En los zapatos de Alemania
Algunos amigos alemanes están cifrando sus esperanzas en que el debilitamiento del euro le devuelva la salud al modelo alemán
No es fácil despertarte con la noticia de que el modelo de negocios de tu país está acabado. Es difícil reconocer lo obvio: que los políticos que se pasaron décadas diciéndote que los niveles de vida que tanto te costó conseguir estaban asegurados, se engañaban o te mintieron. Que tu futuro inmediato ahora depende de la buena voluntad de unos extranjeros decididos a aplastarte. Que la Unión Europea, en la que confiaste, te ocultó todo el tiempo la verdad.
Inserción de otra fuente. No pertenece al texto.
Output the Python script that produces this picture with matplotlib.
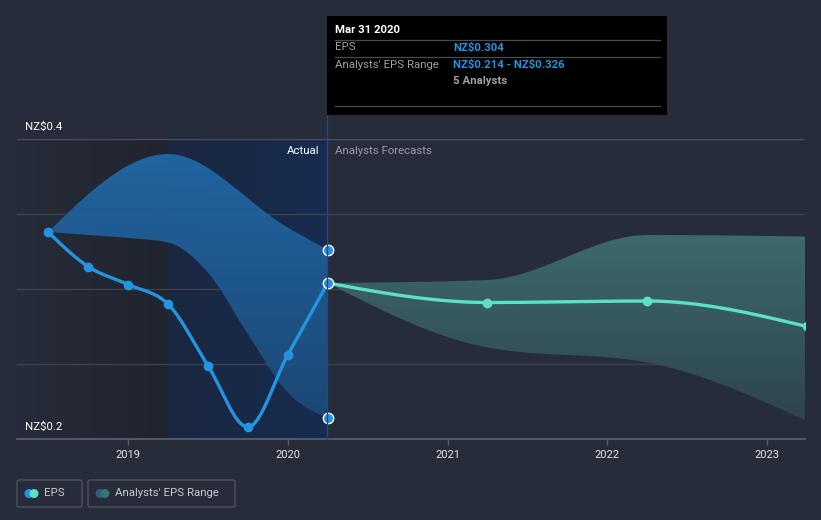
import numpy as np
import matplotlib
matplotlib.use("Agg")
import matplotlib.pyplot as plt
from matplotlib.colors import LinearSegmentedColormap
from matplotlib.patches import FancyBboxPatch, Rectangle, Circle

plt.rcParams['font.family'] = ['Roboto', 'DejaVu Sans']

# ---- data ----
eps_x = [2018.5, 2018.75, 2019.0, 2019.25, 2019.5, 2019.75, 2020.0, 2020.25]
eps_y = [0.338, 0.315, 0.303, 0.290, 0.249, 0.208, 0.256, 0.304]

hist_hi_x = [2018.5, 2019.25, 2020.0, 2020.25]
hist_band_hi = [0.338, 0.390, 0.341, 0.326]
hist_lo_x = [2018.5, 2018.75, 2019.0, 2019.25, 2019.5, 2019.75, 2020.0, 2020.25]
hist_band_lo = [0.338, 0.336, 0.334, 0.331, 0.311, 0.270, 0.231, 0.214]

fc_x = [2020.25, 2021.25, 2022.25, 2023.25]
fc_y = [0.304, 0.291, 0.292, 0.275]
fc_hi = [0.304, 0.306, 0.336, 0.335]
fc_lo = [0.304, 0.261, 0.251, 0.212]

years = [2019, 2020, 2021, 2022, 2023]
y_labels = {0.4: r"NZ\$0.4", 0.2: r"NZ\$0.2"}

BG = "#262c39"
EPS_BLUE = "#2394df"
FC_GREEN = "#5ce1c8"


def monotone(x, y, n=200):
    # d3 curveMonotoneX style smoothing for drawing
    x = np.asarray(x, float)
    y = np.asarray(y, float)
    h = np.diff(x)
    s = np.diff(y) / h
    m = np.zeros_like(y)
    for i in range(1, len(x) - 1):
        p = (s[i - 1] * h[i] + s[i] * h[i - 1]) / (h[i - 1] + h[i])
        m[i] = (np.sign(s[i - 1]) + np.sign(s[i])) * min(abs(s[i - 1]), abs(s[i]), 0.5 * abs(p))
    if len(x) > 2:
        m[0] = (3 * s[0] - m[1]) / 2
        m[-1] = (3 * s[-1] - m[-2]) / 2
    else:
        m[:] = s[0]
    xs, ys = [], []
    for i in range(len(h)):
        t = np.linspace(0, 1, n)
        h00 = 2 * t**3 - 3 * t**2 + 1
        h10 = t**3 - 2 * t**2 + t
        h01 = -2 * t**3 + 3 * t**2
        h11 = t**3 - t**2
        xs.append(x[i] + t * h[i])
        ys.append(h00 * y[i] + h10 * h[i] * m[i] + h01 * y[i + 1] + h11 * h[i] * m[i + 1])
    return np.concatenate(xs), np.concatenate(ys)


W, H = 821, 520
fig = plt.figure(figsize=(W / 100, H / 100), dpi=100, facecolor=BG)

# plot area in pixels: x 17..805, y 139..439
ax = fig.add_axes([17 / W, (H - 439) / H, (805 - 17) / W, 300 / H])
ax.set_facecolor(BG)
x0 = 2019 - (128 - 17) / 159.75
x1 = 2023 + (805 - 767) / 159.75
ax.set_xlim(x0, x1)
ax.set_ylim(0.2, 0.4)

# shaded background regions
grey_cm = LinearSegmentedColormap.from_list("g", [BG, "#20242f"])
ax.imshow(np.linspace(0, 1, 100).reshape(1, -1), cmap=grey_cm, extent=[x0, 2019.25, 0.2, 0.4],
          aspect="auto", zorder=0)
blue_cm = LinearSegmentedColormap.from_list("b", ["#1b2740", "#162c50"])
ax.imshow(np.linspace(0, 1, 100).reshape(1, -1), cmap=blue_cm, extent=[2019.25, 2020.25, 0.2, 0.4],
          aspect="auto", zorder=0)

# grid
for gy in [0.25, 0.3, 0.35]:
    ax.axhline(gy, color="#3c4250", lw=1, zorder=1)
ax.axhline(0.4, color="#4c515d", lw=1, zorder=1)

# historical analysts band (gradient)
hx, hlo = monotone(hist_lo_x, hist_band_lo)
ux, uhi = monotone(hist_hi_x, hist_band_hi)
hhi = np.interp(hx, ux, uhi)
poly = ax.fill_between(hx, hlo, hhi, facecolor="none", edgecolor="none")
band_cm = LinearSegmentedColormap.from_list("hb", ["#1d4774", "#2168a6"])
im = ax.imshow(np.linspace(0, 1, 100).reshape(-1, 1), cmap=band_cm, origin="lower",
               extent=[2018.5, 2020.25, 0.2, 0.39], aspect="auto", zorder=2, alpha=0.95)
im.set_clip_path(poly.get_paths()[0], ax.transData)

# forecast band (gradient)
fx, fhi = monotone(fc_x, fc_hi)
_, flo = monotone(fc_x, fc_lo)
poly2 = ax.fill_between(fx, flo, fhi, facecolor="none", edgecolor="none")
fc_cm = LinearSegmentedColormap.from_list("fb", ["#2e434d", "#3d6a6c"])
im2 = ax.imshow(np.linspace(0, 1, 100).reshape(-1, 1), cmap=fc_cm, origin="lower",
                extent=[2020.25, 2023.25, 0.21, 0.336], aspect="auto", zorder=2)
im2.set_clip_path(poly2.get_paths()[0], ax.transData)

# lines
ex, ey = monotone(eps_x, eps_y)
ax.plot(ex, ey, color=EPS_BLUE, lw=2.4, zorder=4, solid_capstyle="round")
ax.plot(eps_x[:-1], eps_y[:-1], "o", color=EPS_BLUE, ms=6, zorder=5)
gx, gy_ = monotone(fc_x, fc_y)
ax.plot(gx, gy_, color=FC_GREEN, lw=2.4, zorder=4)
ax.plot(fc_x[1:], fc_y[1:], "o", color=FC_GREEN, ms=6, zorder=5)

# hovered points
ax.plot([eps_x[-1]], [eps_y[-1]], "o", color=EPS_BLUE, ms=7.5, mec="white", mew=1, zorder=6, clip_on=False)
ax.plot([hist_hi_x[-1], hist_lo_x[-1]], [hist_band_hi[-1], hist_band_lo[-1]], "o", color=EPS_BLUE,
        ms=7.5, mec="white", mew=1, lw=0, zorder=6, clip_on=False)

# axes styling
for side in ["top", "right", "left"]:
    ax.spines[side].set_visible(False)
ax.spines["bottom"].set_color("#5d626e")
ax.spines["bottom"].set_linewidth(1.2)
ax.set_yticks([])
ax.set_xticks(years)
ax.set_xticklabels([str(y) for y in years])
ax.tick_params(axis="x", colors="#5d626e", length=4, width=1, labelcolor="#e6e6e6",
               labelsize=8, pad=4)

# overlay in pixel coordinates
ov = fig.add_axes([0, 0, 1, 1], facecolor="none")
ov.set_xlim(0, W)
ov.set_ylim(H, 0)
ov.axis("off")

for val, lab in y_labels.items():
    py = 439 - (val - 0.2) * 1500
    ov.text(25, py - 12, lab, color="white", fontsize=8.2, va="center", ha="left")

ov.text(319, 151, "Actual", color="white", fontsize=8.2, va="center", ha="right")
ov.text(335, 151, "Analysts Forecasts", color="#9a9ea6", fontsize=8.2, va="center", ha="left")

# vertical marker line up to tooltip
ov.plot([327, 327], [115, 439], color="#2b4677", lw=1, zorder=3)

# tooltip
ov.add_patch(Rectangle((327, 16), 340, 99, facecolor="black", edgecolor="none", zorder=5))
ov.text(335, 30, "Mar 31 2020", color="white", fontsize=8.2, fontweight="bold", va="center", zorder=6)
for ly in [40, 57, 106]:
    ov.plot([335, 660], [ly, ly], color="#4a4a4a", lw=0.9, zorder=6)
ov.text(335, 47.5, "EPS", color="#a0a0a0", fontsize=8.2, va="center", zorder=6)
ov.text(453, 47.5, r"NZ\$0.304", color=EPS_BLUE, fontsize=8.2, fontweight="bold", va="center", zorder=6)
ov.text(335, 65, "Analysts' EPS Range", color="#a0a0a0", fontsize=8.2, va="center", zorder=6)
ov.text(453, 65, r"NZ\$0.214 - NZ\$0.326", color=EPS_BLUE, fontsize=8.2, fontweight="bold",
        va="center", zorder=6)
ov.text(453, 81, "5 Analysts", color="#a0a0a0", fontsize=8.2, fontweight="bold", va="center", zorder=6)

# legend
legend_items = [("EPS", EPS_BLUE, FC_GREEN, 17, 65), ("Analysts' EPS Range", "#2a5f8f", "#3d7272", 88, 147)]
for label, c1, c2, lx, lw_ in legend_items:
    ov.add_patch(FancyBboxPatch((lx, 480), lw_, 27, boxstyle="round,pad=0,rounding_size=2",
                                facecolor="none", edgecolor="#4d525e", lw=1))
    ov.add_patch(Circle((lx + 12, 493.5), 4.5, facecolor=c1, edgecolor="none"))
    ov.add_patch(Circle((lx + 17, 493.5), 4.5, facecolor=c2, edgecolor="none"))
    ov.text(lx + 27, 493.5, label, color="#c8cad0", fontsize=8.2, va="center", ha="left")

fig.savefig("out.png", dpi=100, facecolor=BG)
Que tus socios en la UE, a los que ahora acudes en busca de ayuda, te ven como un villano al que por fin le llegó la hora. Que las élites económicas dentro y fuera de tu país solo buscan modos de mantener el statu quo. Que tendrás que soportar cambios enormes y dolorosos para que nada cambie.
Los griegos sabemos bien de qué se trata: lo experimentamos en carne propia a principios de 2010. Pero hoy los que tienen ante sí un muro de condescendencia, antipatía e incluso burlas son los alemanes. Y por irónico que parezca, nadie en Europa está en mejor posición que los griegos para entender que los alemanes no se lo merecen; que la situación en la que se encuentran es resultado de nuestro fracaso colectivo europeo; y que no es momento para alegrarse con el infortunio ajeno, algo que no beneficia a nadie (y menos aún a los sufridos griegos, italianos meridionales, españoles y portugueses, o PIGS, como alguna vez se los llamó).
Hoy las tornas se han dado vuelta contra Alemania, porque su modelo económico dependía de la represión salarial, del acceso a gas ruso barato y de la excelencia en la ingeniería mecánica de grado intermedio (en particular, para la fabricación de autos con motor de combustión interna). Esto generó enormes superávits comerciales en cuatro períodos distintos de la posguerra: primero bajo el sistema de Bretton Woods, con patrocinio estadounidense, que proveía tipos de cambio fijos y acceso a los mercados de Europa, Asia y las Américas; luego, al derrumbarse Bretton Woods, cuando el mercado único europeo ofreció condiciones muy lucrativas a las exportaciones alemanas; una vez más después de la introducción del euro, cuando los sistemas de compra financiada por los proveedores liberaron un enorme flujo de bienes y capital desde Alemania hacia la periferia europea; y por último, cuando después de la crisis del euro, la voraz demanda china de bienes industriales intermedios y finales vino a cubrir la reducción de las importaciones de productos alemanes desde el sur de Europa.
De a poco, los alemanes van haciéndose a la idea de que su modelo económico ya no existe; y por fin comprenden que lo que sus élites les repitieron por tres décadas era una Gran Mentira: el superávit fiscal no fue prudencia, sino un enorme desaprovechamiento de largos años de bajísimos tipos de interés, que habrían permitido invertir en energía limpia, infraestructura crítica y en las dos tecnologías cruciales del futuro: las baterías y la inteligencia artificial. La dependencia alemana del gas ruso y de la demanda china nunca fue sostenible a largo plazo, y no es un defecto menor que se pueda solucionar fácilmente.
Mi mensaje para los amigos alemanes es simple: termínenla con el duelo. Corten la negación, la ira, la negociación y la depresión, y empiecen a diseñar un nuevo modelo económico. A diferencia de los griegos, todavía les queda soberanía suficiente para hacerlo sin pedir permiso a los acreedores.